▶ [Directive]:
Starting at the line that contains "Give me the matplotlib source for this chart." and stopping after the line that contains "from matplotlib.lines import Line2D", copy the lines exactly. Pictures are left out.

###

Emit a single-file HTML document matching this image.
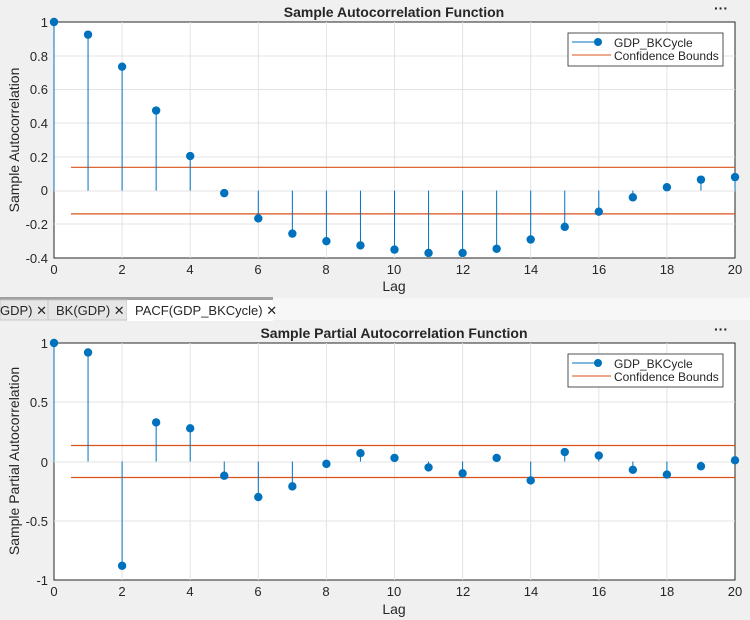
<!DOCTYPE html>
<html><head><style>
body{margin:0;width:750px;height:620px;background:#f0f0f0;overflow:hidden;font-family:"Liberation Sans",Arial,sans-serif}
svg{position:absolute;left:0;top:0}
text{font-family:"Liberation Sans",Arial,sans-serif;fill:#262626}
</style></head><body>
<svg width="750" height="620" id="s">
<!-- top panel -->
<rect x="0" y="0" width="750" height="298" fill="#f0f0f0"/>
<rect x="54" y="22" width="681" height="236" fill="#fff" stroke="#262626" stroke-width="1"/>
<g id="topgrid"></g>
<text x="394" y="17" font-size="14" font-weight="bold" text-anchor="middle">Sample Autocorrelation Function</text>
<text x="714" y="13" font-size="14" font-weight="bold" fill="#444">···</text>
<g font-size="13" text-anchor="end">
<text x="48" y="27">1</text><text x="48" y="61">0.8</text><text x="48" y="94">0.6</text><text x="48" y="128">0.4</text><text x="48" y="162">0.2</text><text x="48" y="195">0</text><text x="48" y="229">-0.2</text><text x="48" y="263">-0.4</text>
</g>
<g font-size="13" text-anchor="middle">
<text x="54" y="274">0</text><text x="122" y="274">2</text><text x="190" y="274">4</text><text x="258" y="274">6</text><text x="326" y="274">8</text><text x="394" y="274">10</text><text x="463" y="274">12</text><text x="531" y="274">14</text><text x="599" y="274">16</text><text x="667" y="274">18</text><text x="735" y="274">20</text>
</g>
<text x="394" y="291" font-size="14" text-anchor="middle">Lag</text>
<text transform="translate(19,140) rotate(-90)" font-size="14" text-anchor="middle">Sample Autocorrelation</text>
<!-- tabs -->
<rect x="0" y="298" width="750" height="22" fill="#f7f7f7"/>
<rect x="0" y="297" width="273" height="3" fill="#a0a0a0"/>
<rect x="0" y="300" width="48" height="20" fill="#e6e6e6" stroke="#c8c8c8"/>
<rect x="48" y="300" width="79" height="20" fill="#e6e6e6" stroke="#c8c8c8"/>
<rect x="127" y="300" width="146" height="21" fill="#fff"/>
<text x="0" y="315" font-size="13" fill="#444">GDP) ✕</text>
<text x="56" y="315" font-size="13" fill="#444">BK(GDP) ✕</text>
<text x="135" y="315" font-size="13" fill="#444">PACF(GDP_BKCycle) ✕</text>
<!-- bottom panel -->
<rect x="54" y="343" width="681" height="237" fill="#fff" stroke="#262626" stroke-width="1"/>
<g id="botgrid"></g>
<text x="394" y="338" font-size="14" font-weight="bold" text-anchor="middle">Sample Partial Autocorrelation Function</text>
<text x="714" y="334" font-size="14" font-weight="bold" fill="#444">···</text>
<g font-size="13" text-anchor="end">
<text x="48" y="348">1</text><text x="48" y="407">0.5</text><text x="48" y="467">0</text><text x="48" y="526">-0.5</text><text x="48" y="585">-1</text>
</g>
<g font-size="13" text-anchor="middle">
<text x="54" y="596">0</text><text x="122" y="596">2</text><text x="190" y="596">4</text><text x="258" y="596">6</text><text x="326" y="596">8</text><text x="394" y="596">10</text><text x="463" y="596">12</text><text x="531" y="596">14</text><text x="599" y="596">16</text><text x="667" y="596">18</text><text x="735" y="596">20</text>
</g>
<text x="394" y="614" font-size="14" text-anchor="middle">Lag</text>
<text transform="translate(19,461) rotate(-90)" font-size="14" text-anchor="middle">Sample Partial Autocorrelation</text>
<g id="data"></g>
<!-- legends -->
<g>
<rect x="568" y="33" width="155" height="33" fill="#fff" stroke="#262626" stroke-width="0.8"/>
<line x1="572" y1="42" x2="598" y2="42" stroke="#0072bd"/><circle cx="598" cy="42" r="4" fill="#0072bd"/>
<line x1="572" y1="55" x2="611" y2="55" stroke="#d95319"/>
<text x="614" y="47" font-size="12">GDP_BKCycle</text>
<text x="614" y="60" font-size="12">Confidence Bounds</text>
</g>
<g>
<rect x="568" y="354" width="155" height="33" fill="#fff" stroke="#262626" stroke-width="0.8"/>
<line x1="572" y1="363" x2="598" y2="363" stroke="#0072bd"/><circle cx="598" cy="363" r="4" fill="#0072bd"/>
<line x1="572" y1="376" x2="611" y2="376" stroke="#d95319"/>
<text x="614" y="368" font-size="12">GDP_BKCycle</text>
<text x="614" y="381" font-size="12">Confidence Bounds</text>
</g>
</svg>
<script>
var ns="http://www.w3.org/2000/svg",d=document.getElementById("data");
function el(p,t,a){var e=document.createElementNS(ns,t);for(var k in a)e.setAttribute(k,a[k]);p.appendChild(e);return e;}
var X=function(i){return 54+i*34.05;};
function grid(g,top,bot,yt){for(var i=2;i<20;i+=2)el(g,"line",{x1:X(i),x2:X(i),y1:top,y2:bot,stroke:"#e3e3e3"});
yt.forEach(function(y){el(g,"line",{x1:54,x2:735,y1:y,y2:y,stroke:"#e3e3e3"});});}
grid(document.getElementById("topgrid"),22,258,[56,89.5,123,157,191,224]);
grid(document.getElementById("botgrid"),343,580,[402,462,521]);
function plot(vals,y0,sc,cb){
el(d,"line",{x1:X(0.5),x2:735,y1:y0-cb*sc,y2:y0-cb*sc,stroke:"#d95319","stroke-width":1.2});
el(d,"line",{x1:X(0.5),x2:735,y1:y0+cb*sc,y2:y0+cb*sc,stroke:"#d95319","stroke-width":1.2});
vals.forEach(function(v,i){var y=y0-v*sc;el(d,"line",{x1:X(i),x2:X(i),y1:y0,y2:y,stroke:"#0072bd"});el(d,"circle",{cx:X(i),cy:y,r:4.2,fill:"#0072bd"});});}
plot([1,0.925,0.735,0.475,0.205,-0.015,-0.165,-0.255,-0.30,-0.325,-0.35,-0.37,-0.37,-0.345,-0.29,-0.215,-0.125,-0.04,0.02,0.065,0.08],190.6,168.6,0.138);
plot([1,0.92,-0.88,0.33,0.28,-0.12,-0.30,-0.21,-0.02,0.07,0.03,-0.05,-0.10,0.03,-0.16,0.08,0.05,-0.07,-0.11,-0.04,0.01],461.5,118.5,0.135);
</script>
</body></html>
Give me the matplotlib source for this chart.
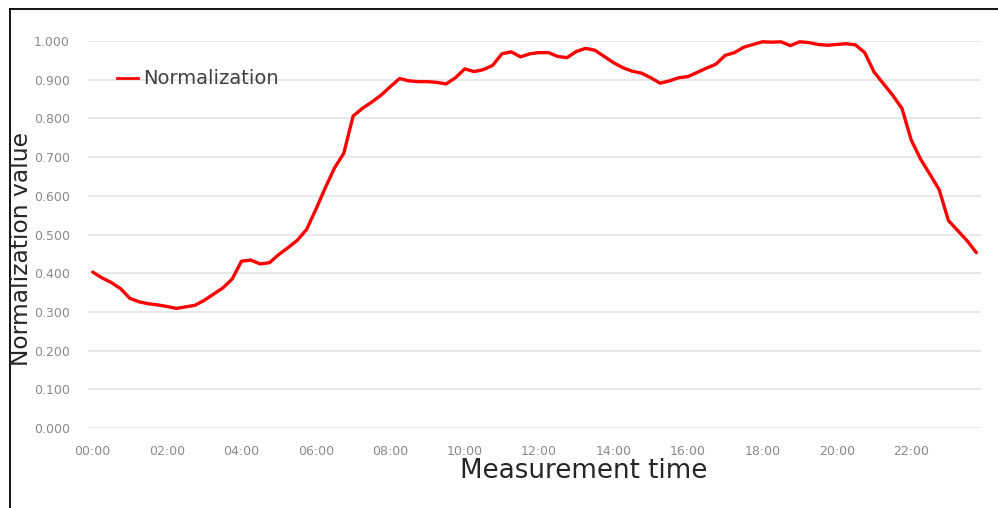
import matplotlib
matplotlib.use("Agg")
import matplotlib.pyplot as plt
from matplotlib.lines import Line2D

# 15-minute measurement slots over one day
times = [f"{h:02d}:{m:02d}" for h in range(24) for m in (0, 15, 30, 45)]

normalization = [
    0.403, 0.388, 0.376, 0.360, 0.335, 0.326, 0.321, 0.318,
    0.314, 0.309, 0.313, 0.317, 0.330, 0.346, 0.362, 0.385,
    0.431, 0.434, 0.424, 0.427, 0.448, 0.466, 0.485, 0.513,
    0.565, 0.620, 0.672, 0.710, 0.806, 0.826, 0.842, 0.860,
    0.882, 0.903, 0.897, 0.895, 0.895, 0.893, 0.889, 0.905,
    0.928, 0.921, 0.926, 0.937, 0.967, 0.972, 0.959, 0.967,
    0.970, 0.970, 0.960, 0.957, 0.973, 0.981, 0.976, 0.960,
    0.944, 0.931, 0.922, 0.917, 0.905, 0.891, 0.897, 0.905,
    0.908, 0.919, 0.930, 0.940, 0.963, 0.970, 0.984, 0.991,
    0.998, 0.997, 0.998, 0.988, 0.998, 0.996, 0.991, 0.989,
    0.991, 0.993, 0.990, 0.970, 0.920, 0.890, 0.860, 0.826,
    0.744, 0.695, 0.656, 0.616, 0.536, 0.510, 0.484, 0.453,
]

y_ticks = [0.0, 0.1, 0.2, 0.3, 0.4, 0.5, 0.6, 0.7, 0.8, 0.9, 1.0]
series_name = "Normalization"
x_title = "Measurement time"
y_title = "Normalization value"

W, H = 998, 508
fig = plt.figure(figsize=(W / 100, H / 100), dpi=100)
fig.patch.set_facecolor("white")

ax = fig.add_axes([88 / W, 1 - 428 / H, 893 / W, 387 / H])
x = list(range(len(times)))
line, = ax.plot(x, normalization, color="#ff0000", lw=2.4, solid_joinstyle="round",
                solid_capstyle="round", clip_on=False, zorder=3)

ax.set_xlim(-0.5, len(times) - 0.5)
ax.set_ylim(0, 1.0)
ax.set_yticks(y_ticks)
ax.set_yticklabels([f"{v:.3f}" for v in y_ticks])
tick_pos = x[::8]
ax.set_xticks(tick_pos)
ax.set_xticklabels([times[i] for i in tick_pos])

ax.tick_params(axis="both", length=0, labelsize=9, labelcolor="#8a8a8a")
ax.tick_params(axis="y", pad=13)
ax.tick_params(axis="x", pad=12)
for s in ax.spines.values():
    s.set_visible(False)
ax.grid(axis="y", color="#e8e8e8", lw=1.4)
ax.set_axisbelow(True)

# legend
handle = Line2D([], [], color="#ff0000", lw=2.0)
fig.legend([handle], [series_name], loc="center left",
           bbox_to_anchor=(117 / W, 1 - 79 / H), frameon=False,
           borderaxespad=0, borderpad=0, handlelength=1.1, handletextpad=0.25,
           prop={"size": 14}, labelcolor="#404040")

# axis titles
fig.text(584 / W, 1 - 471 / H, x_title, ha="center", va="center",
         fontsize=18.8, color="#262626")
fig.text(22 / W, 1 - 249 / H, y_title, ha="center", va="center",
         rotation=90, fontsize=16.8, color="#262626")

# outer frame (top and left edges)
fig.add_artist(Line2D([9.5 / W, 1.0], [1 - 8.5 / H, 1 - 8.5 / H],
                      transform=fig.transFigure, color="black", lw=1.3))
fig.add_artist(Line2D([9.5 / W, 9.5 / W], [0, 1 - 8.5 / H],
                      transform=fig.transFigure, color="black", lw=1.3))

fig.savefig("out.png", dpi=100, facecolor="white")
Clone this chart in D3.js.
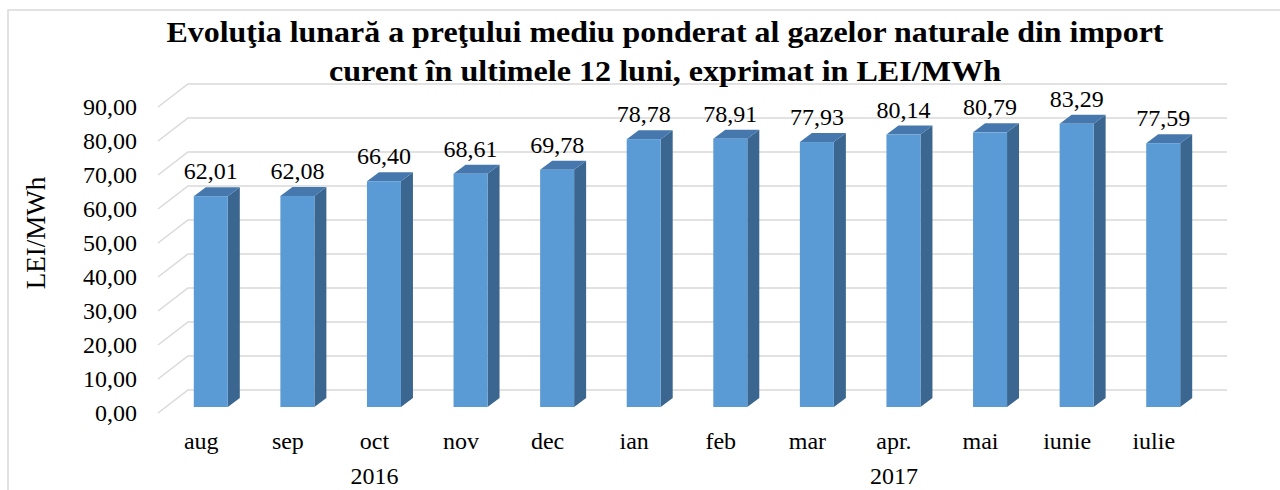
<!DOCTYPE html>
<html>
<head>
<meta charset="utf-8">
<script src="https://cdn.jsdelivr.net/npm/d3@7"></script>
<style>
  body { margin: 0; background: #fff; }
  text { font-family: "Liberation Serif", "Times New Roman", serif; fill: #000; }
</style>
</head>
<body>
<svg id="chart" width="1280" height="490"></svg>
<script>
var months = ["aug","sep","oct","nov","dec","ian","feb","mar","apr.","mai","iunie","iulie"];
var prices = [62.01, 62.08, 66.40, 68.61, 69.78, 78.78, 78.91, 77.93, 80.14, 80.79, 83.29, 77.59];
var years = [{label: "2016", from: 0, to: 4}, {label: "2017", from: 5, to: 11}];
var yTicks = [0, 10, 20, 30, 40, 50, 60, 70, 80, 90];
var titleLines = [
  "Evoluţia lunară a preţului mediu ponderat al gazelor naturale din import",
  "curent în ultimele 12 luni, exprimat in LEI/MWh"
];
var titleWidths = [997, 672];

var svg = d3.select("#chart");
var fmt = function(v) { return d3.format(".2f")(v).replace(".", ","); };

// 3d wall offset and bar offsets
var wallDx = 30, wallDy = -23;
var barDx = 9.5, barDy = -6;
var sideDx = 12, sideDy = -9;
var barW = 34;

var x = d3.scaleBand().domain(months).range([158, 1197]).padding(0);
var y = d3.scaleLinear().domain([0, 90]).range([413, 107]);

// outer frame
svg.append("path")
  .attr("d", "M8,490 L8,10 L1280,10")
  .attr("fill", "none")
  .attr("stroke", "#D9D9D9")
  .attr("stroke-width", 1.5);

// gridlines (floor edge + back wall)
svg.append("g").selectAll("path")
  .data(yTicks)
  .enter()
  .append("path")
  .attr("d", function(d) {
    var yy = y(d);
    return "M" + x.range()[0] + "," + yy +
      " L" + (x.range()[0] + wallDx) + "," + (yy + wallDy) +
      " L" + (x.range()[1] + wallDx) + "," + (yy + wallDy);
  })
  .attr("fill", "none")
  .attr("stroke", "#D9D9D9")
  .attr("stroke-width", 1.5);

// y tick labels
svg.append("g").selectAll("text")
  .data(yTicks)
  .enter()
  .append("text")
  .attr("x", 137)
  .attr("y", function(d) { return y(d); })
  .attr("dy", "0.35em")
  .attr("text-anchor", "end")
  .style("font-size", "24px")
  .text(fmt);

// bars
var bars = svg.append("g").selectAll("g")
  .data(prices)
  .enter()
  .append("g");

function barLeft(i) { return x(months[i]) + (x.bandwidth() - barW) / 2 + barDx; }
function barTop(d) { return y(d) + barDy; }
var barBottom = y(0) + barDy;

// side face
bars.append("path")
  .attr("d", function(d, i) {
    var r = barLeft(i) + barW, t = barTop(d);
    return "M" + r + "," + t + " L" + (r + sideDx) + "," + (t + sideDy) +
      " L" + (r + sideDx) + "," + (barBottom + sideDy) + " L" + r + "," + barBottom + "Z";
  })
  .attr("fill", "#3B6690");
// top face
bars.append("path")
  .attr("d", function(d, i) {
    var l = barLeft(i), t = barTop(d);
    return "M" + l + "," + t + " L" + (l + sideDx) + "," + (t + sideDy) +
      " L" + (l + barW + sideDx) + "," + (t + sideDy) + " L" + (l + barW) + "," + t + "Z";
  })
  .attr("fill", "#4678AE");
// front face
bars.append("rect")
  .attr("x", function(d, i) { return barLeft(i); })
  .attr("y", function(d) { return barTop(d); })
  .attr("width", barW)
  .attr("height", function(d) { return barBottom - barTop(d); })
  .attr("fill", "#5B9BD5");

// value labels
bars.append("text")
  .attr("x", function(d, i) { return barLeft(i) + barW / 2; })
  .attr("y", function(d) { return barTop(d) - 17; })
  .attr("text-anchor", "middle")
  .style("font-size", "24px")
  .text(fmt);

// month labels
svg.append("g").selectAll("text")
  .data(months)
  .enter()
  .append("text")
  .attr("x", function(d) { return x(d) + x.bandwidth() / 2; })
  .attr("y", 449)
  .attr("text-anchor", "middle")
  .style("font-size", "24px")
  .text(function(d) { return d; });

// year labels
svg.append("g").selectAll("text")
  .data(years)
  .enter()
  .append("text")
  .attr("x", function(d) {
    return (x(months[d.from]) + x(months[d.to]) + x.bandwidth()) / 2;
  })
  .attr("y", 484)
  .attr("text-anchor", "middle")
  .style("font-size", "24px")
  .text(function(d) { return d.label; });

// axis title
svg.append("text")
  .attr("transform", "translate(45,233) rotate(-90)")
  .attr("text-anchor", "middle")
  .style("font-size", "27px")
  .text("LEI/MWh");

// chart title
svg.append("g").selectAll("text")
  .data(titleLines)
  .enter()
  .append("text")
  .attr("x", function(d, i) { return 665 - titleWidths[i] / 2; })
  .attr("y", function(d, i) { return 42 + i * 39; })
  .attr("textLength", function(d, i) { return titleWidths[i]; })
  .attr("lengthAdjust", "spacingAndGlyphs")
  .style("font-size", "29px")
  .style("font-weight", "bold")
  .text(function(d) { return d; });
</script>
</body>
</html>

###

▶ [Solution to the problem]:
Give me the matplotlib source for this chart.
import matplotlib
matplotlib.use("Agg")
import matplotlib.pyplot as plt
from matplotlib.lines import Line2D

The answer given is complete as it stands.